Si cela continuait pendant quelques années, une rupture de l'euro deviendrait possible sans un effondrement - l'omelette pourrait être débrouillée - mais cette rupture laisserait les banques centrales des pays créanciers détentrices de nombreuses créances qui seront difficiles à collecter  auprès des banques centrales des pays débiteurs.

La Bundesbank a pris conscience du danger. Elle est maintenant engagée dans une campagne contre l'expansion indéfinie des réserves monétaires et a commencé à prendre des mesures pour limiter les pertes qu'elle subirait en cas de rupture. Cela créé une prophétie auto-réalisatrice. Si la Bundesbank commence à se prémunir contre une rupture, tout le monde va devoir faire la même chose. Les marchés commencent à refléter cette réalité.

La Bundesbank resserre également le crédit à domicile. Ce serait la bonne politique si l'Allemagne était un pays autonome, mais les pays membres lourdement endettés ont vivement besoin d’un raffermissement de la demande de l'Allemagne pour éviter les récessions. Sans elle, le « pacte fiscal » de la zone euro, convenu en décembre dernier, ne peut pas fonctionner.
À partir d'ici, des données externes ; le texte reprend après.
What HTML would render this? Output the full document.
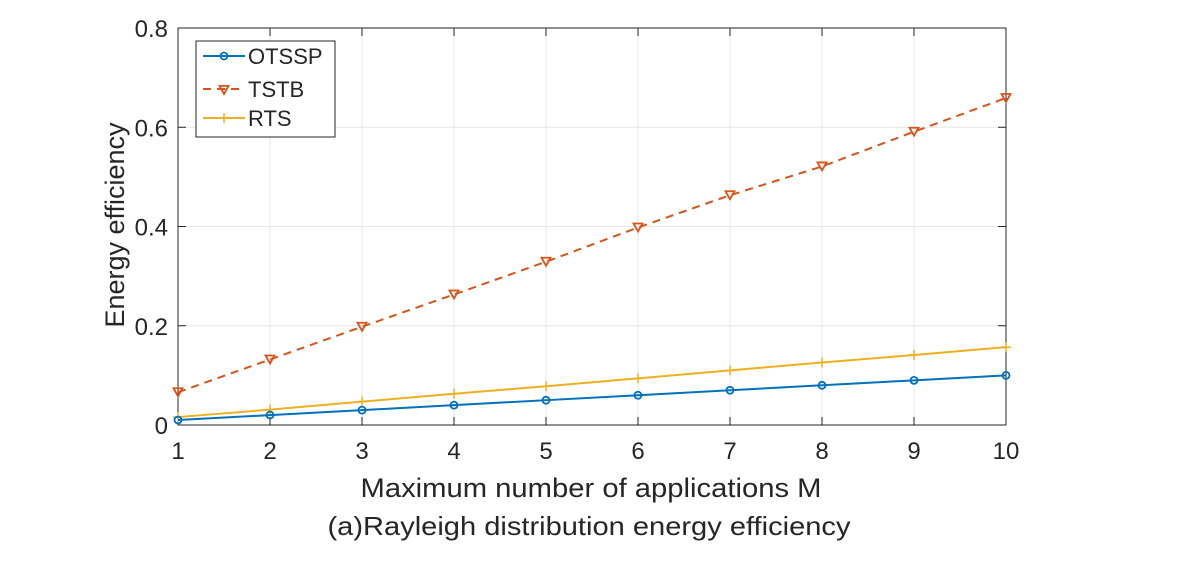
<!DOCTYPE html>
<html><head><meta charset="utf-8"><style>
body{margin:0;background:#fff;}
svg text{font-family:"Liberation Sans",Arial,sans-serif;fill:#262626;}
</style></head><body>
<svg id="chart" width="1184" height="566" xmlns="http://www.w3.org/2000/svg">
<rect x="0" y="0" width="1184" height="566" fill="#fff"/>
<g id="grid"></g>
<rect x="178" y="28" width="828" height="397" fill="none" stroke="#262626" stroke-width="1"/>
<g id="ticks"></g>
<g id="series"></g>
<text x="591" y="497" font-size="27" text-anchor="middle" textLength="461" lengthAdjust="spacingAndGlyphs">Maximum number of applications M</text>
<text x="589" y="535" font-size="26" text-anchor="middle" textLength="523" lengthAdjust="spacingAndGlyphs">(a)Rayleigh distribution energy efficiency</text>
<text transform="translate(124,225) rotate(-90)" font-size="27" text-anchor="middle">Energy efficiency</text>
<g>
<rect x="196" y="41" width="139" height="96" fill="#fff" stroke="#262626" stroke-width="1"/>
<g>
<line x1="203" y1="56" x2="245" y2="56" stroke="#0072BD" stroke-width="2"/>
<circle cx="224" cy="56" r="3.5" fill="none" stroke="#0072BD" stroke-width="1.8"/>
<text x="248" y="64" font-size="22">OTSSP</text></g>
<g>
<line x1="203" y1="89" x2="245" y2="89" stroke="#D95319" stroke-width="2" stroke-dasharray="8,6"/>
<path d="M219.5,86 L228.5,86 L224,94 Z" fill="none" stroke="#D95319" stroke-width="1.8"/>
<text x="248" y="97" font-size="22">TSTB</text></g>
<g>
<line x1="203" y1="118" x2="245" y2="118" stroke="#EDB120" stroke-width="2"/>
<line x1="224" y1="113" x2="224" y2="123" stroke="#EDB120" stroke-width="1.5"/>
<text x="248" y="126" font-size="22">RTS</text></g>
</g>
</svg>
<script>
const categories=[1,2,3,4,5,6,7,8,9,10];
const otssp=[0.01,0.02,0.03,0.04,0.05,0.06,0.07,0.08,0.09,0.1];
const tstb=[0.066,0.132,0.198,0.263,0.329,0.398,0.463,0.521,0.591,0.659];
const rts=[0.016,0.031,0.047,0.063,0.078,0.094,0.11,0.126,0.141,0.157];
const yTicks=[0,0.2,0.4,0.6,0.8];
const yTickLabels=["0","0.2","0.4","0.6","0.8"];
const NS="http://www.w3.org/2000/svg";
const X=v=>178+(v-1)*(828/9);
const Y=v=>425-v*(397/0.8);
function mk(tag,attrs,parent){const e=document.createElementNS(NS,tag);for(const k in attrs)e.setAttribute(k,attrs[k]);parent.appendChild(e);return e;}
const grid=document.getElementById('grid'),ticks=document.getElementById('ticks'),series=document.getElementById('series');
categories.forEach(c=>{
 const g=mk('line',{x1:X(c),x2:X(c),y1:28,y2:425,stroke:'#e6e6e6','stroke-width':1},grid);
 
 
 mk('line',{x1:X(c),x2:X(c),y1:425,y2:417,stroke:'#262626'},ticks);
 mk('line',{x1:X(c),x2:X(c),y1:28,y2:36,stroke:'#262626'},ticks);
 const t=mk('text',{x:X(c),y:459,'font-size':24,'text-anchor':'middle'},ticks);t.textContent=c;
 
 
});
yTicks.forEach((v,i)=>{
 const g=mk('line',{x1:178,x2:1006,y1:Y(v),y2:Y(v),stroke:'#e6e6e6','stroke-width':1},grid);
 
 
 mk('line',{x1:178,x2:186,y1:Y(v),y2:Y(v),stroke:'#262626'},ticks);
 mk('line',{x1:998,x2:1006,y1:Y(v),y2:Y(v),stroke:'#262626'},ticks);
 const t=mk('text',{x:168,y:Y(v)+9,'font-size':24,'text-anchor':'end'},ticks);t.textContent=yTickLabels[i];
 
 
});
function draw(data,color,dash,marker,name){
 const g=mk('g',{},series);
 
 
 const pts=data.map((v,i)=>X(categories[i])+','+Y(v)).join(' ');
 mk('polyline',{points:pts,fill:'none',stroke:color,'stroke-width':2,'stroke-dasharray':dash},g);
 data.forEach((v,i)=>{const x=X(categories[i]),y=Y(v);let m;
  if(marker==='o')m=mk('circle',{cx:x,cy:y,r:3.5,fill:'none',stroke:color,'stroke-width':1.8},g);
  else if(marker==='v')m=mk('path',{d:`M${x-4.5},${y-4} L${x+4.5},${y-4} L${x},${y+4} Z`,fill:'none',stroke:color,'stroke-width':1.8},g);
  else m=mk('path',{d:`M${x-5},${y} L${x+5},${y} M${x},${y-5} L${x},${y+5}`,stroke:color,'stroke-width':1.5},g);
  
  
 });
}
draw(tstb,'#D95319','8,6','v','series-tstb');
draw(rts,'#EDB120','none','+','series-rts');
draw(otssp,'#0072BD','none','o','series-otssp');
</script>
</body></html>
Soit les pays endettés ne parviendront pas à mettre en œuvre les mesures nécessaires, soit, s'ils y parviennent, ils ne réussiront pas à atteindre leurs objectifs en raison de l'effondrement de la demande. De toute façon, les ratios d'endettement vont augmenter et l'écart de compétitivité avec l'Allemagne se creusera.

Que l’euro perdure ou non, l'Europe est confrontée à une longue période de stagnation économique, voire pire. D'autres pays ont connu des expériences similaires. Les pays d'Amérique latine ont subi une décennie perdue après 1982, et le Japon stagne depuis un quart de siècle, tous ont survécu. Mais l'Union européenne n'est pas unpays, et il est peu probable qu’elle survive. Le piège de la dette déflationniste menace de détruire une union encore politiquement inachevée."